Exercise description: Write out the material exactly. Do not include the pictures.

Dataset content:
━━━━━━━━━━━━━━━━━━━━

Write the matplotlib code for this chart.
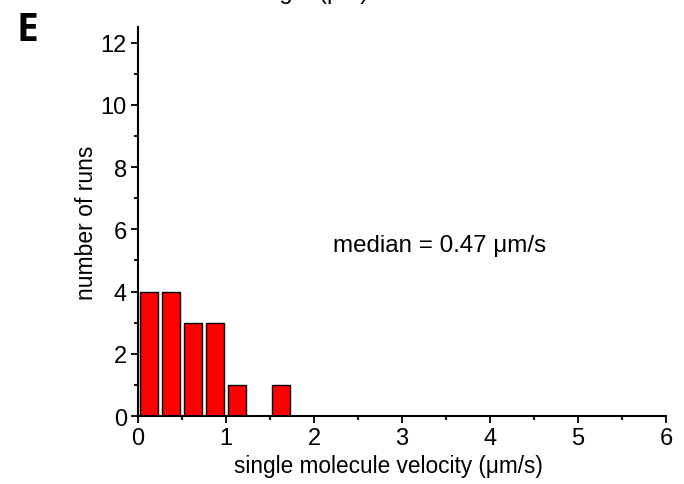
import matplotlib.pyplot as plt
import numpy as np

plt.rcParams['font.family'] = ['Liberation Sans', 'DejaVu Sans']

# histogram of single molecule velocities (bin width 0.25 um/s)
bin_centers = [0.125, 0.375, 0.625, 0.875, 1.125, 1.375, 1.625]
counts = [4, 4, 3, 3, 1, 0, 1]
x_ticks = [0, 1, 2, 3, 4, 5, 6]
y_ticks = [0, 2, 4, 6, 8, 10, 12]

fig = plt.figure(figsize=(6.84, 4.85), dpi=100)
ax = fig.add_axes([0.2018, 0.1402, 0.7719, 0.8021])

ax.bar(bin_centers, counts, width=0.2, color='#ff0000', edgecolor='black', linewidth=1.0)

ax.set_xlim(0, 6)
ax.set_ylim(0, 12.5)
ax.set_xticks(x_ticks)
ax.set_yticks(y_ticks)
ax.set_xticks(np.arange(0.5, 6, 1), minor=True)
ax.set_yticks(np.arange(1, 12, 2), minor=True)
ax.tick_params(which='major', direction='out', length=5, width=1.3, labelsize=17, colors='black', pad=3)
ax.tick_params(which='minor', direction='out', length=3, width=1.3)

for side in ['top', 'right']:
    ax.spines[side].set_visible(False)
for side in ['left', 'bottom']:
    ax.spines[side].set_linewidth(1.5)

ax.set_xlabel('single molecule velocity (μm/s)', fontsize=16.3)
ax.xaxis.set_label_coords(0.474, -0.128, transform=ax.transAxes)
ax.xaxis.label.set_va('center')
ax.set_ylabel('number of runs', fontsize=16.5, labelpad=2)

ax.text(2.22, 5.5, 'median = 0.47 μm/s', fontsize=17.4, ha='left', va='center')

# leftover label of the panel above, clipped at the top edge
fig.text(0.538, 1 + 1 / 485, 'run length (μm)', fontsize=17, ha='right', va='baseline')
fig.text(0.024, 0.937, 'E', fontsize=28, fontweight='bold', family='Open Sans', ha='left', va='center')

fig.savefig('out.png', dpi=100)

━━━━━━━━━━━━━━━━━━━━

Response to the task:
Write the matplotlib code for this chart.
import matplotlib.pyplot as plt
import numpy as np

plt.rcParams['font.family'] = ['Liberation Sans', 'DejaVu Sans']

# histogram of single molecule velocities (bin width 0.25 um/s)
bin_centers = [0.125, 0.375, 0.625, 0.875, 1.125, 1.375, 1.625]
counts = [4, 4, 3, 3, 1, 0, 1]
x_ticks = [0, 1, 2, 3, 4, 5, 6]
y_ticks = [0, 2, 4, 6, 8, 10, 12]

fig = plt.figure(figsize=(6.84, 4.85), dpi=100)
ax = fig.add_axes([0.2018, 0.1402, 0.7719, 0.8021])

ax.bar(bin_centers, counts, width=0.2, color='#ff0000', edgecolor='black', linewidth=1.0)

ax.set_xlim(0, 6)
ax.set_ylim(0, 12.5)
ax.set_xticks(x_ticks)
ax.set_yticks(y_ticks)
ax.set_xticks(np.arange(0.5, 6, 1), minor=True)
ax.set_yticks(np.arange(1, 12, 2), minor=True)
ax.tick_params(which='major', direction='out', length=5, width=1.3, labelsize=17, colors='black', pad=3)
ax.tick_params(which='minor', direction='out', length=3, width=1.3)

for side in ['top', 'right']:
    ax.spines[side].set_visible(False)
for side in ['left', 'bottom']:
    ax.spines[side].set_linewidth(1.5)

ax.set_xlabel('single molecule velocity (μm/s)', fontsize=16.3)
ax.xaxis.set_label_coords(0.474, -0.128, transform=ax.transAxes)
ax.xaxis.label.set_va('center')
ax.set_ylabel('number of runs', fontsize=16.5, labelpad=2)

ax.text(2.22, 5.5, 'median = 0.47 μm/s', fontsize=17.4, ha='left', va='center')

# leftover label of the panel above, clipped at the top edge
fig.text(0.538, 1 + 1 / 485, 'run length (μm)', fontsize=17, ha='right', va='baseline')
fig.text(0.024, 0.937, 'E', fontsize=28, fontweight='bold', family='Open Sans', ha='left', va='center')

fig.savefig('out.png', dpi=100)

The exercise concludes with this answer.